Embora existam poucas perspectivas de uma conferência de cúpula, Abe disse que desejava explicar os motivos de sua visita ao templo ao líder chinês Xi Jinping e à presidente sul-coreana Park Geun-hye.

"Buscar diálogo com a China e a Coreia do Sul é extremamente importante para a paz e a segurança desta região", disse Abe a repórteres na segunda-feira. "Eu gostaria de explicar minhas verdadeiras intenções no que tange à visita a Yasukuni. Não temos contatos diretos em curso para estabelecer encontros como esse, no momento, mas a porta para o diálogo está sempre aberta.

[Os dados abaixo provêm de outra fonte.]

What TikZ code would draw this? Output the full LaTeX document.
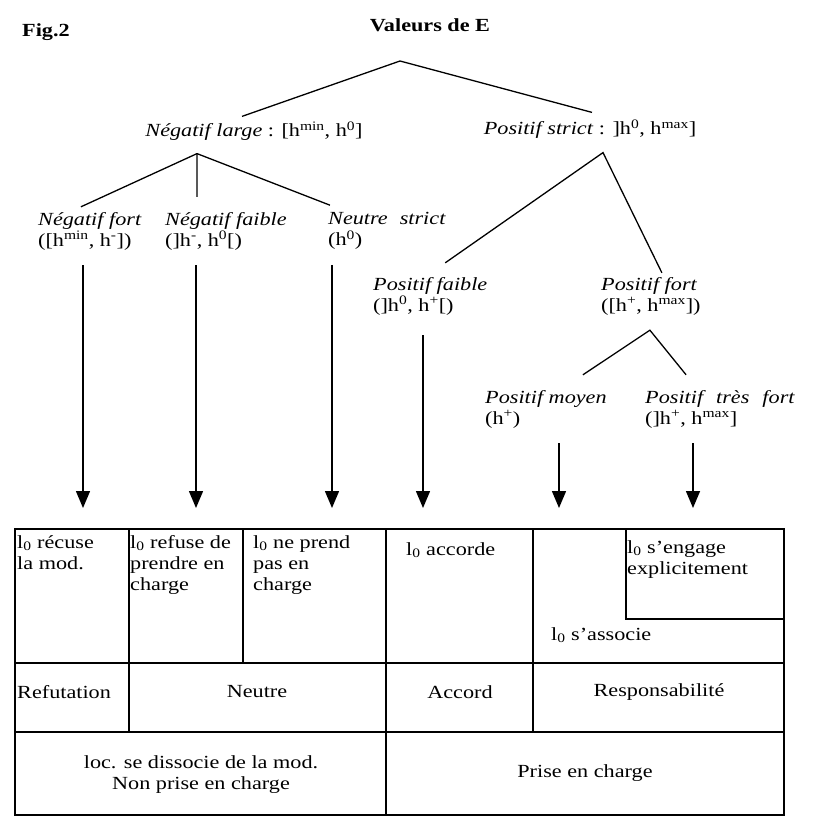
\documentclass[tikz,border=0pt]{standalone}
\usepackage{fontspec}
\setmainfont{Liberation Serif}[FakeStretch=1.2]
\usepackage{tikz}
\usetikzlibrary{calc,positioning,arrows.meta}

\tikzset{
    lbl/.style={anchor=west, align=left, inner sep=2pt},
    cell/.style={anchor=north west, align=left, inner sep=2pt},
    rowlbl/.style={align=center, inner sep=2pt},
    branch/.style={line width=1.3pt},
    arr/.style={-{Triangle[length=17pt,width=14pt]}, line width=1.5pt},
    grid/.style={line width=1.4pt}
}

\begin{document}
\begin{tikzpicture}[x=1pt, y=-1pt, font=\fontsize{18.5}{21}\selectfont]
    \useasboundingbox (0,0) rectangle (822,816);
    \fill[white] (0,0) rectangle (822,816);

    % titre
    \node[anchor=west, inner sep=0pt, font=\fontsize{18.5}{21}\selectfont\bfseries] (fig) at (22,32) {Fig.2};
    \node[inner sep=2pt, font=\fontsize{18.5}{21}\selectfont\bfseries] (valeurs) at (430,25) {Valeurs de E};

    % premier niveau
    \node[inner sep=2pt] (nlarge) at (254,131) {\textit{Négatif large} : [h\textsuperscript{min}, h\textsuperscript{0}]};
    \node[inner sep=2pt] (pstrict) at (590,129) {\textit{Positif strict} : ]h\textsuperscript{0}, h\textsuperscript{max}]};

    % second niveau
    \node[lbl] (nfort) at (36,231) {\textit{Négatif fort}\\([h\textsuperscript{min}, h\textsuperscript{-}])};
    \node[lbl] (nfaible) at (163,231) {\textit{Négatif faible}\\(]h\textsuperscript{-}, h\textsuperscript{0}[)};
    \node[lbl] (nstrict) at (326,231) {\textit{Neutre\hspace{12pt}strict}\\(h\textsuperscript{0})};
    \node[lbl] (pfaible) at (371,296) {\textit{Positif faible}\\(]h\textsuperscript{0}, h\textsuperscript{+}[)};
    \node[lbl] (pfort) at (599,296) {\textit{Positif fort}\\([h\textsuperscript{+}, h\textsuperscript{max}])};
    \node[lbl] (pmoyen) at (483,409) {\textit{Positif moyen}\\(h\textsuperscript{+})};
    \node[lbl] (ptres) at (643,409) {\textit{Positif\hspace{13pt}très\hspace{13pt}fort}\\(]h\textsuperscript{+}, h\textsuperscript{max}]};

    % embranchements
    \coordinate (rA) at (400,61);
    \coordinate (nlA) at ([xshift=-57pt,yshift=-11pt]nlarge.south);
    \coordinate (psA) at ([xshift=13pt,yshift=-12pt]pstrict.south);
    \coordinate (pfA) at ([xshift=-1pt,yshift=-13pt]pfort.south);

    \draw[branch] ([xshift=-12pt,yshift=3pt]nlarge.north) -- (rA) -- ([xshift=2pt,yshift=5pt]pstrict.north);
    \draw[branch] ([xshift=-9pt,yshift=3pt]nfort.north) -- (nlA);
    \draw[branch] (nlA) -- ([xshift=-29pt,yshift=13pt]nfaible.north);
    \draw[branch] (nlA) -- ([xshift=4pt,yshift=5pt]nstrict.north west);
    \draw[branch] ([xshift=15pt,yshift=12pt]pfaible.north) -- (psA) -- ([xshift=11pt,yshift=2pt]pfort.north);
    \draw[branch] ([xshift=37pt,yshift=13pt]pmoyen.north) -- (pfA) -- ([xshift=-34pt,yshift=13pt]ptres.north);

    % fleches vers le tableau
    \coordinate (t1) at (83,508);
    \coordinate (t2) at (196,508);
    \coordinate (t3) at (332,508);
    \coordinate (t4) at (423,508);
    \coordinate (t5) at (559,508);
    \coordinate (t6) at (693,508);
    \draw[arr] ($(t1 |- nfort.south)+(0,13)$) -- (t1);
    \draw[arr] ($(t2 |- nfaible.south)+(0,13)$) -- (t2);
    \draw[arr] ($(t3 |- nstrict.south)+(0,13)$) -- (t3);
    \draw[arr] ($(t4 |- pfaible.south)+(0,18)$) -- (t4);
    \draw[arr] ($(t5 |- pmoyen.south)+(0,13)$) -- (t5);
    \draw[arr] ($(t6 |- ptres.south)+(0,13)$) -- (t6);

    % tableau
    \draw[grid] (15,529) rectangle (784,815);
    \draw[grid] (15,663) -- (784,663);
    \draw[grid] (15,732) -- (784,732);
    \draw[grid] (129,529) -- (129,732);
    \draw[grid] (243,529) -- (243,663);
    \draw[grid] (386,529) -- (386,815);
    \draw[grid] (533,529) -- (533,732);
    \draw[grid] (626,529) -- (626,619) -- (784,619);

    \node[cell] (recuse) at (15,533) {l\textsubscript{0} récuse\\la mod.};
    \node[cell] (refuse) at (128,533) {l\textsubscript{0} refuse de\\prendre en\\charge};
    \node[cell] (neprend) at (251,533) {l\textsubscript{0} ne prend\\pas en\\charge};
    \node[cell] (accorde) at (404,540) {l\textsubscript{0} accorde};
    \node[cell] (engage) at (625,538) {l\textsubscript{0} s’engage\\explicitement};
    \node[lbl] (associe) at (549,635) {l\textsubscript{0} s’associe};

    \node[lbl] (refut) at (15,692) {Refutation};
    \node[rowlbl] (neutre) at (257,692) {Neutre};
    \node[rowlbl] (accord) at (460,692) {Accord};
    \node[rowlbl] (respons) at (659,692) {Responsabilité};

    \node[rowlbl] (nonprise) at (201,775) {loc. se dissocie de la mod.\\Non prise en charge};
    \node[rowlbl] (prise) at (585,773) {Prise en charge};
\end{tikzpicture}
\end{document}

Eu gostaria de conduzir reuniões de cúpula entre Japão e China e Japão e Coreia do Sul".

"Estou certo de que conseguirei a compreensão dos países próximos quanto à busca de paz pela minha administração, se eu a explicar minuciosamente", disse.

Abe insistiu em que não visitou Yasukuni para honrar os criminosos de guerra ou promover o militarismo, mas para recordar os 2,5 milhões de mortos de guerra japoneses e reafirmar sua determinação de que o Japão jamais volte a entrar em guerra.

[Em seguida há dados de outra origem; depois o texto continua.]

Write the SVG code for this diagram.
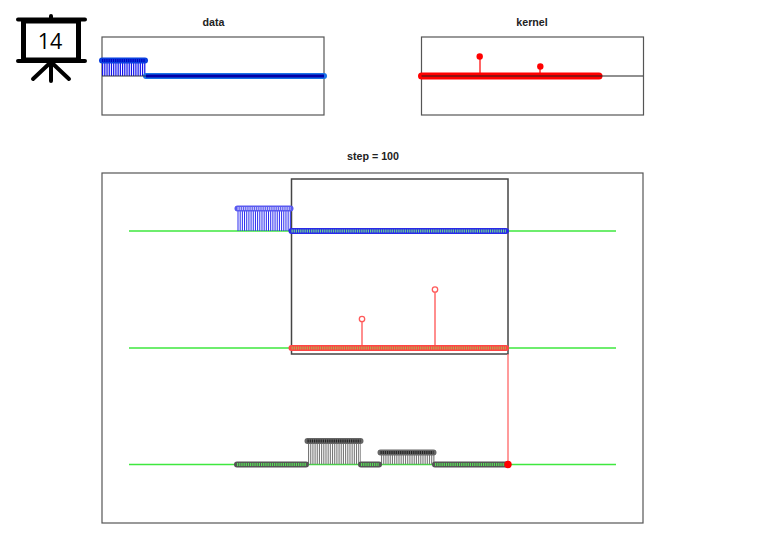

Sua explicação nada fez para acalmar os ânimos em Pequim; o enviado chinês a Londres acusou Abe de "invocar o espectro do militarismo" e de colocar o mundo em um "caminho perigoso".

Liu escreveu que "se o militarismo é como o Voldemort que assombra o Japão, o templo de Yasukuni em Tóquio é uma espécie de horcrux, representando as partes mais sombrias da alma daquele país".

Em resposta às críticas de Pequim quanto aos planos de Abe de elevar os gastos japoneses com a defesa nos próximos cinco anos, Hayashi escreveu que "é irônico que um país que elevou seus gastos militares em mais de 10% ao ano pelos últimos 20 anos defina um vizinho como militarista".

Ele chamou a atenção para a crescente inquietação quanto às ambições territoriais chinesas na área, entre as quais sua reivindicação das ilhas Senkaku, sob administração japonesa e conhecidas pelos chineses como Diaoyu.

"A tentativa [chinesa] de mudar o status quo pela força ou coerção despertou preocupações não só no Japão mas entre seus vizinhos no Mar da Leste da China e no Mar do sul da China", afirmou.

A piora no relacionamento entre China e Japão, respectivamente a segunda e terceira maiores economias mundiais, causa preocupação nos Estados Unidos.

No final de semana, o secretário norte-americano de defesa Chuck Hagel instou Abe a fazer contato com a China depois de sua visita a Yasukuni, que Washington descreveu como "decepcionante".

"O secretário Hagel enfatizou a importância de que o Japão tome medidas para melhorar suas relações com os países vizinhos", afirmou o Departamento de Defesa norte-americano em comunicado.